### Data
--------------------------------
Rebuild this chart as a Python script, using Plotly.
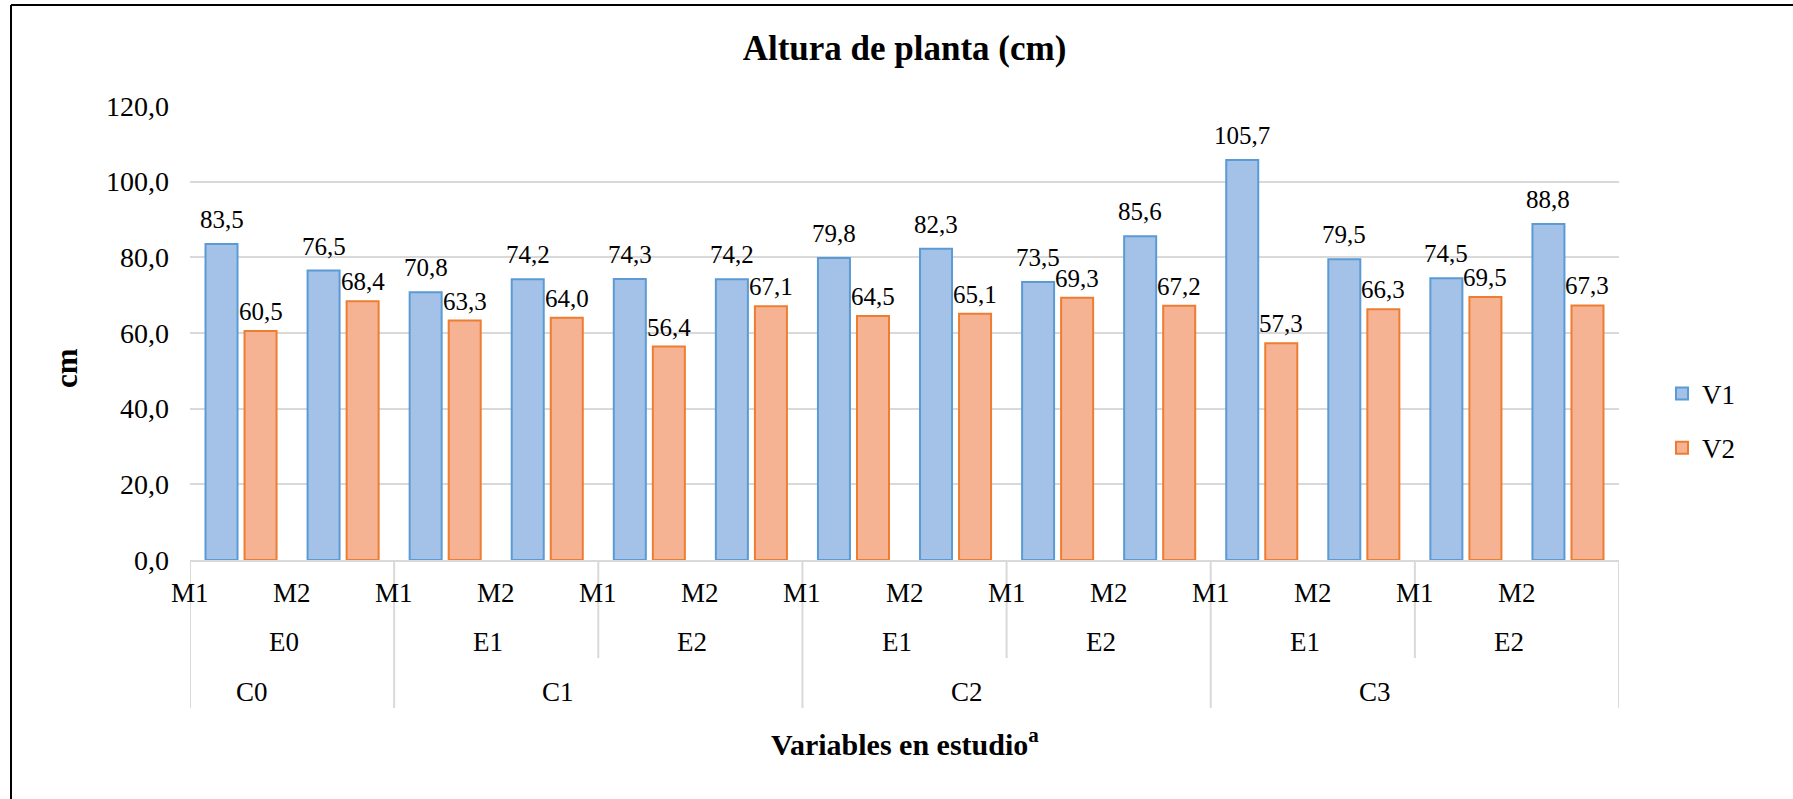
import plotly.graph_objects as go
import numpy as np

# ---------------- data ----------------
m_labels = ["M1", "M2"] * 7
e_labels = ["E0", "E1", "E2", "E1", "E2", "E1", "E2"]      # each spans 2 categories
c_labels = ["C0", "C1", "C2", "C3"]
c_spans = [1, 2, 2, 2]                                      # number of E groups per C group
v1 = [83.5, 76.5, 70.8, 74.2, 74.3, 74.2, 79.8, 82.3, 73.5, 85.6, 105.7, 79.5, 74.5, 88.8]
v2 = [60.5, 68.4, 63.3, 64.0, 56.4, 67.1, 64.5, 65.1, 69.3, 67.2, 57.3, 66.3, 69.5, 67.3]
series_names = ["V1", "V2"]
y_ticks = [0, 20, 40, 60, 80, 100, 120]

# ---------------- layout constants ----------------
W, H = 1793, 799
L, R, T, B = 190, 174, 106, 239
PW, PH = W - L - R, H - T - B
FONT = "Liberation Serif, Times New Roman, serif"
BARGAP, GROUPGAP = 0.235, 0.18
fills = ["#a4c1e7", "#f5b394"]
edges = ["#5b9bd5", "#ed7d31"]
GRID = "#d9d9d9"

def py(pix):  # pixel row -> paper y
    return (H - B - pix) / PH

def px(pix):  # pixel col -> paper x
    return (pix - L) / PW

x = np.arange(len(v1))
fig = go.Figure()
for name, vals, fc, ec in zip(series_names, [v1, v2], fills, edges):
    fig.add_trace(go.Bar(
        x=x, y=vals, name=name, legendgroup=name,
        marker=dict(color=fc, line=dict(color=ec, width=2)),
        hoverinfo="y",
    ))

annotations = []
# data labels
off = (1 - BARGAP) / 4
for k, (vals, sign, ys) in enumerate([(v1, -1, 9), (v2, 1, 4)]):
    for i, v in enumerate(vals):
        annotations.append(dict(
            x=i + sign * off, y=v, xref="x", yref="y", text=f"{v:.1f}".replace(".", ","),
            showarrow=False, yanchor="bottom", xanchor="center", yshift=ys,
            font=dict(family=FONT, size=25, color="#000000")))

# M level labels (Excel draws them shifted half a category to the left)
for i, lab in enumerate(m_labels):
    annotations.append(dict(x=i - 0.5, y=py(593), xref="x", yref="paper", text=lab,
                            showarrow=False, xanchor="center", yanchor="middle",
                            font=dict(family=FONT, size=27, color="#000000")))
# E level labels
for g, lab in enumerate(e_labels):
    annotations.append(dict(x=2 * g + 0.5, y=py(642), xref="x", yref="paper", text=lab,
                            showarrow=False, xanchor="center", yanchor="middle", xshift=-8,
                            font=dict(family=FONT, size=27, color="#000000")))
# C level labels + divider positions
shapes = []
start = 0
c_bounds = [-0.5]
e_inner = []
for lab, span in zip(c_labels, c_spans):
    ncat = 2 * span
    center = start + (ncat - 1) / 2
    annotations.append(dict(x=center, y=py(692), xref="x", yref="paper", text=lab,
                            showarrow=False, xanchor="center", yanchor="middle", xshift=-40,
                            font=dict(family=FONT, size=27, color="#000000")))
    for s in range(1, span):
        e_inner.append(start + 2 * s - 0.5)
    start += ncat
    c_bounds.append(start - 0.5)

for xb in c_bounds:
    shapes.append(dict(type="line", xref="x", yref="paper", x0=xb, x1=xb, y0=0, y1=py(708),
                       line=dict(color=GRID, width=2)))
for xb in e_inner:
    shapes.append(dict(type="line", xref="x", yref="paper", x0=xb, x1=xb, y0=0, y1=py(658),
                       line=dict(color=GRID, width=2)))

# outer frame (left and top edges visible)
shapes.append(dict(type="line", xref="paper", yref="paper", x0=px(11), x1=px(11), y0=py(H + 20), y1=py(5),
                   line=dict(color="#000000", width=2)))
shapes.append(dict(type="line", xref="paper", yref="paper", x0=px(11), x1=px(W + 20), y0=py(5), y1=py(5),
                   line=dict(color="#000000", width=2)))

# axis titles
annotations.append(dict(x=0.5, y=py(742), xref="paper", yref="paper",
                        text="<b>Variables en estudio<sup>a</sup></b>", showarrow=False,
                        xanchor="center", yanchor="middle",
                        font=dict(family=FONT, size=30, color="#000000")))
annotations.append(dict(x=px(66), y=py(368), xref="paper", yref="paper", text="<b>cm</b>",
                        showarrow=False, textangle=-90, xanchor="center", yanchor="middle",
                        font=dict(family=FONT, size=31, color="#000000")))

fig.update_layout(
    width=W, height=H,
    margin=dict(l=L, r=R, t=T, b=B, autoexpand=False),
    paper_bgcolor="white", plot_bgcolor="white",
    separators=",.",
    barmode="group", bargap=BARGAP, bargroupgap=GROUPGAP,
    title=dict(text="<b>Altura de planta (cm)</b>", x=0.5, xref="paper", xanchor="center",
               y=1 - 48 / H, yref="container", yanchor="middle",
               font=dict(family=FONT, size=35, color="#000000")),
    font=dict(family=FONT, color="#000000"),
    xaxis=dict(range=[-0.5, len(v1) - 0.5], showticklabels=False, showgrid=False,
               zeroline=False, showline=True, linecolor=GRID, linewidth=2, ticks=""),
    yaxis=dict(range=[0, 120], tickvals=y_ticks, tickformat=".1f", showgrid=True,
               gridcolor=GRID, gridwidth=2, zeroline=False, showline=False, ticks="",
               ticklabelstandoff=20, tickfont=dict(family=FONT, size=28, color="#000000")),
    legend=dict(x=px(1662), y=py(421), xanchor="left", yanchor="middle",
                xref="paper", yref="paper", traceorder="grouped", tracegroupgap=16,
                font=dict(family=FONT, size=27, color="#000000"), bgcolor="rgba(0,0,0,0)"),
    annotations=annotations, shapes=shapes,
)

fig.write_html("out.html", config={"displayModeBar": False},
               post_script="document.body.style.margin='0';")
--------------------------------
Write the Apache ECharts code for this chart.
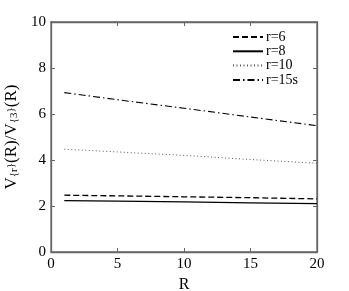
--------------------------------
### Written exercise
Copy nothing but the lines above from the one with "Rebuild this chart" to the one with "import numpy as np", inclusive, word for word. Leave every picture out.

### Problem solution
Rebuild this chart as a Python script, using Plotly.
import plotly.graph_objects as go
import numpy as np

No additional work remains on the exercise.